Data lines:
>>

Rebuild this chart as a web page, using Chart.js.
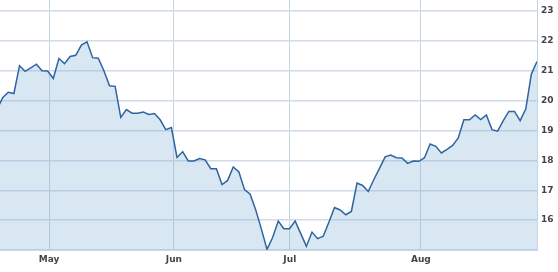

<<
>>

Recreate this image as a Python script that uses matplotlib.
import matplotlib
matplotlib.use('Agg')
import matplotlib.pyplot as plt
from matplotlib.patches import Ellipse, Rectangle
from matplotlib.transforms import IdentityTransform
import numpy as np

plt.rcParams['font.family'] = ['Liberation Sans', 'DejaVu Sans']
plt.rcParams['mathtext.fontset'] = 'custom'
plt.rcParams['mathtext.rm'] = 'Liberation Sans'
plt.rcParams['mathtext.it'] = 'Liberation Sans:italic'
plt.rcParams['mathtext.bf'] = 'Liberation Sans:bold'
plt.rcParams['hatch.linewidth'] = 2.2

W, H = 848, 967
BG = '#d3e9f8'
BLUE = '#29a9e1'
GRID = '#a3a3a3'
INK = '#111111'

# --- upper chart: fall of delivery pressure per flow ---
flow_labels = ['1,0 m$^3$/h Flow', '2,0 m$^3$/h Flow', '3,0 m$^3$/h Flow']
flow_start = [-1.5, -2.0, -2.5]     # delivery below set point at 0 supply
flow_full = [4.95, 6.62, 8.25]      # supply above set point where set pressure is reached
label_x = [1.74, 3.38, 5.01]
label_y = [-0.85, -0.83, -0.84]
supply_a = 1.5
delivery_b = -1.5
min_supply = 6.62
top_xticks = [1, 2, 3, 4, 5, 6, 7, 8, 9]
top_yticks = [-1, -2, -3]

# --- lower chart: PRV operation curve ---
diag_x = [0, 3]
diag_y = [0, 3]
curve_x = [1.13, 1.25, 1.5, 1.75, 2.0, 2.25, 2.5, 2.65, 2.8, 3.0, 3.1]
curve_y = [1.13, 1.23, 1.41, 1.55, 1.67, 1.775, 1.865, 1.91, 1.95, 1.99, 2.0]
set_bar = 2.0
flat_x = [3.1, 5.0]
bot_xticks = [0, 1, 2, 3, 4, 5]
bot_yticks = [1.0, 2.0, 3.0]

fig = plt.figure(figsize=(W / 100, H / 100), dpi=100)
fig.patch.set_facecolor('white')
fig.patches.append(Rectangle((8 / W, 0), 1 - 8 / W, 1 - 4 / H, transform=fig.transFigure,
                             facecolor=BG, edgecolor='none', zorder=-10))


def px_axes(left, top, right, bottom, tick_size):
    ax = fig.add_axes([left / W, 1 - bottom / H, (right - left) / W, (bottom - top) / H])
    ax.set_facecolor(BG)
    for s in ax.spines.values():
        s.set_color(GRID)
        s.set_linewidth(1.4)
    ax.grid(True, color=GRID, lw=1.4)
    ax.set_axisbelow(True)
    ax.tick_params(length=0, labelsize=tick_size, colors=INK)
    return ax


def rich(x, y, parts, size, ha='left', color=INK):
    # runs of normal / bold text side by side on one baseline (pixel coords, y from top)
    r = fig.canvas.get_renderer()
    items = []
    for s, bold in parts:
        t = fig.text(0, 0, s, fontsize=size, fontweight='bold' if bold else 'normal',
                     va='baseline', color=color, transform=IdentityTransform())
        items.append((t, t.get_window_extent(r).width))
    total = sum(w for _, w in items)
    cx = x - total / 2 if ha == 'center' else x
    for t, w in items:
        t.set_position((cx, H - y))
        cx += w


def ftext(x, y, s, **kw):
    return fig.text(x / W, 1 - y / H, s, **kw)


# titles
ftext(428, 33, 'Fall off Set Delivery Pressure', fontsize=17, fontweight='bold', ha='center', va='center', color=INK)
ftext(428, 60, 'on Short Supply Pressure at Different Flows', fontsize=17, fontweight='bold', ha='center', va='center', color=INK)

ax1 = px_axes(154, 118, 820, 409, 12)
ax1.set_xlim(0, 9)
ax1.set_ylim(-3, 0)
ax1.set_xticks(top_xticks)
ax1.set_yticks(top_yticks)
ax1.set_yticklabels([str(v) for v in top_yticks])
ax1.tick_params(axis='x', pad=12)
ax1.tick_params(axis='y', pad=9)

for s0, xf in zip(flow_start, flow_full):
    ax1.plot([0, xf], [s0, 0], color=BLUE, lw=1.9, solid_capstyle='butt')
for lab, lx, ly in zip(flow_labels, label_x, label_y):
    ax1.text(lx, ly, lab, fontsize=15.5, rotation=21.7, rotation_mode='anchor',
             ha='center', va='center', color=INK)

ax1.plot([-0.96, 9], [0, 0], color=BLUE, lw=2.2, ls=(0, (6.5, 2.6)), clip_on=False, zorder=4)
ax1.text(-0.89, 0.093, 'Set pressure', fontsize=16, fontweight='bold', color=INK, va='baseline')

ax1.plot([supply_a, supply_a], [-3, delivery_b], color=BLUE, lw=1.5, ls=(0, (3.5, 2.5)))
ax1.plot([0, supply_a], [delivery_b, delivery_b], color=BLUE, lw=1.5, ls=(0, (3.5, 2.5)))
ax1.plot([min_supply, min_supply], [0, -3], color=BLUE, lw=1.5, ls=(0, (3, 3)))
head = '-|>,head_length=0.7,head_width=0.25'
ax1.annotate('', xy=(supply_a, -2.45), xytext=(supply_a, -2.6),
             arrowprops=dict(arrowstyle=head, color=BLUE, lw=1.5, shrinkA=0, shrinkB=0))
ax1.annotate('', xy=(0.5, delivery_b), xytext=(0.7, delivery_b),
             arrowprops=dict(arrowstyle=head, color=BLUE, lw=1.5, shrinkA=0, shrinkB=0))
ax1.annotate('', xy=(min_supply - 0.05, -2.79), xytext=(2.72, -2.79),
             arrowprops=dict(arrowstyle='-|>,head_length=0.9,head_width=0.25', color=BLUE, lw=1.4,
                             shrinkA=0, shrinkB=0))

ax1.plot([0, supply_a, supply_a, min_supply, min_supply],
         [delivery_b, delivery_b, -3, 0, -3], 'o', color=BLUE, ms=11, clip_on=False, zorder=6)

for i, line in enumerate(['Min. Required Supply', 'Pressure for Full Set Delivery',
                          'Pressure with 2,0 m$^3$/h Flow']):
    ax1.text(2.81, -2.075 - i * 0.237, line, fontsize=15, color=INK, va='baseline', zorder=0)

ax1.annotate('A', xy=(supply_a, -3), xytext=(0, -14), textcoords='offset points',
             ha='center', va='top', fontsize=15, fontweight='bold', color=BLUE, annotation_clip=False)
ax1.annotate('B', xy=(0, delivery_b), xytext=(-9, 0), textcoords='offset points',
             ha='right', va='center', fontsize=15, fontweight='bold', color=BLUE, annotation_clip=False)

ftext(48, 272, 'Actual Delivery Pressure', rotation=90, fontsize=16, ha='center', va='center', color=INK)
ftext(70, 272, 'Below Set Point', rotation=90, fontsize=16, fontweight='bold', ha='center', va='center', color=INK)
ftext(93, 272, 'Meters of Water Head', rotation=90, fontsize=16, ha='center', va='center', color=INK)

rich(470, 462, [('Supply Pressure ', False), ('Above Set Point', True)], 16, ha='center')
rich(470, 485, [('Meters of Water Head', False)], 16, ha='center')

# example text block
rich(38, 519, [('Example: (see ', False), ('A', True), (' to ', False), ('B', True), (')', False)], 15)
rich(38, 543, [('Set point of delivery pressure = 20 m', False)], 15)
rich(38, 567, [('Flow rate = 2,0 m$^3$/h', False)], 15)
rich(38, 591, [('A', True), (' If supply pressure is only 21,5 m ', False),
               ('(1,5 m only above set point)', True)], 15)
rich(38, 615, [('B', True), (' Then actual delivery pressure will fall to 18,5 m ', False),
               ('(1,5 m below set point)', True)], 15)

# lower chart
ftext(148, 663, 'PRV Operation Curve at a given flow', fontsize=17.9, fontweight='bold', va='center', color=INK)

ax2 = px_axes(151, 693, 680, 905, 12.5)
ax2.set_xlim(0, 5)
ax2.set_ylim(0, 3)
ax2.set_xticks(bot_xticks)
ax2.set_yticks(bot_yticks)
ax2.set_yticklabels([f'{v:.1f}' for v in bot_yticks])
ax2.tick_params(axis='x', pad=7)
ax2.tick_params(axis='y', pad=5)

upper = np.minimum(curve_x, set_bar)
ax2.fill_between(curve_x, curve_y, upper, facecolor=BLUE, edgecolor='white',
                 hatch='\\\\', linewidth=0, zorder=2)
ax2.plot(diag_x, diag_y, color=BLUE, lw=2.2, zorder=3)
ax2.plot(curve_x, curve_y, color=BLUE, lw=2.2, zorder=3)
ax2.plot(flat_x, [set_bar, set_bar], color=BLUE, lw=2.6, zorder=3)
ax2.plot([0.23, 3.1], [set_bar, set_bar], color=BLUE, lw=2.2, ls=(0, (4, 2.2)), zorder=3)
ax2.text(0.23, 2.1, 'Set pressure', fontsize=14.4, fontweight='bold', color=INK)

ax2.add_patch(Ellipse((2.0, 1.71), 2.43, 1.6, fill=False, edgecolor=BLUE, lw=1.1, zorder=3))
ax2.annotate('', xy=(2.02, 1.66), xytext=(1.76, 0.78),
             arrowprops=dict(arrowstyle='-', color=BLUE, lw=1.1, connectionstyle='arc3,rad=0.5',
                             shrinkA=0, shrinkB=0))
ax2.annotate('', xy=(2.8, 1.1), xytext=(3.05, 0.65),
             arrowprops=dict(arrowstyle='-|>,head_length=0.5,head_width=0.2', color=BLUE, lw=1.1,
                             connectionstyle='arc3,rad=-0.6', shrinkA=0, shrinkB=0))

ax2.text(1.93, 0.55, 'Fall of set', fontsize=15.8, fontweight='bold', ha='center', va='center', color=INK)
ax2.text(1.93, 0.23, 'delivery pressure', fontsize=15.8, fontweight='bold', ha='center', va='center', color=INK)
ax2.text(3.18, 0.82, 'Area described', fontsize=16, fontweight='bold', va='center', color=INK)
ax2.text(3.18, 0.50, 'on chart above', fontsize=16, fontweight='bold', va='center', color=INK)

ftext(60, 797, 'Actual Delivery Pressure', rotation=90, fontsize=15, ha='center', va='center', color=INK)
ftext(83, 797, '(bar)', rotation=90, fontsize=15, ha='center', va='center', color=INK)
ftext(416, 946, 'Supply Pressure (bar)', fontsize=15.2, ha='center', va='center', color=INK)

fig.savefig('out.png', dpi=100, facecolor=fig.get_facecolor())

<<

Exercise goal: Begin with the line containing "Recreate this image", end with the line containing "top_yticks = [-1, -2, -3]", and transcribe exactly every line in that span, with nothing added.

Solution:
Recreate this image as a Python script that uses matplotlib.
import matplotlib
matplotlib.use('Agg')
import matplotlib.pyplot as plt
from matplotlib.patches import Ellipse, Rectangle
from matplotlib.transforms import IdentityTransform
import numpy as np

plt.rcParams['font.family'] = ['Liberation Sans', 'DejaVu Sans']
plt.rcParams['mathtext.fontset'] = 'custom'
plt.rcParams['mathtext.rm'] = 'Liberation Sans'
plt.rcParams['mathtext.it'] = 'Liberation Sans:italic'
plt.rcParams['mathtext.bf'] = 'Liberation Sans:bold'
plt.rcParams['hatch.linewidth'] = 2.2

W, H = 848, 967
BG = '#d3e9f8'
BLUE = '#29a9e1'
GRID = '#a3a3a3'
INK = '#111111'

# --- upper chart: fall of delivery pressure per flow ---
flow_labels = ['1,0 m$^3$/h Flow', '2,0 m$^3$/h Flow', '3,0 m$^3$/h Flow']
flow_start = [-1.5, -2.0, -2.5]     # delivery below set point at 0 supply
flow_full = [4.95, 6.62, 8.25]      # supply above set point where set pressure is reached
label_x = [1.74, 3.38, 5.01]
label_y = [-0.85, -0.83, -0.84]
supply_a = 1.5
delivery_b = -1.5
min_supply = 6.62
top_xticks = [1, 2, 3, 4, 5, 6, 7, 8, 9]
top_yticks = [-1, -2, -3]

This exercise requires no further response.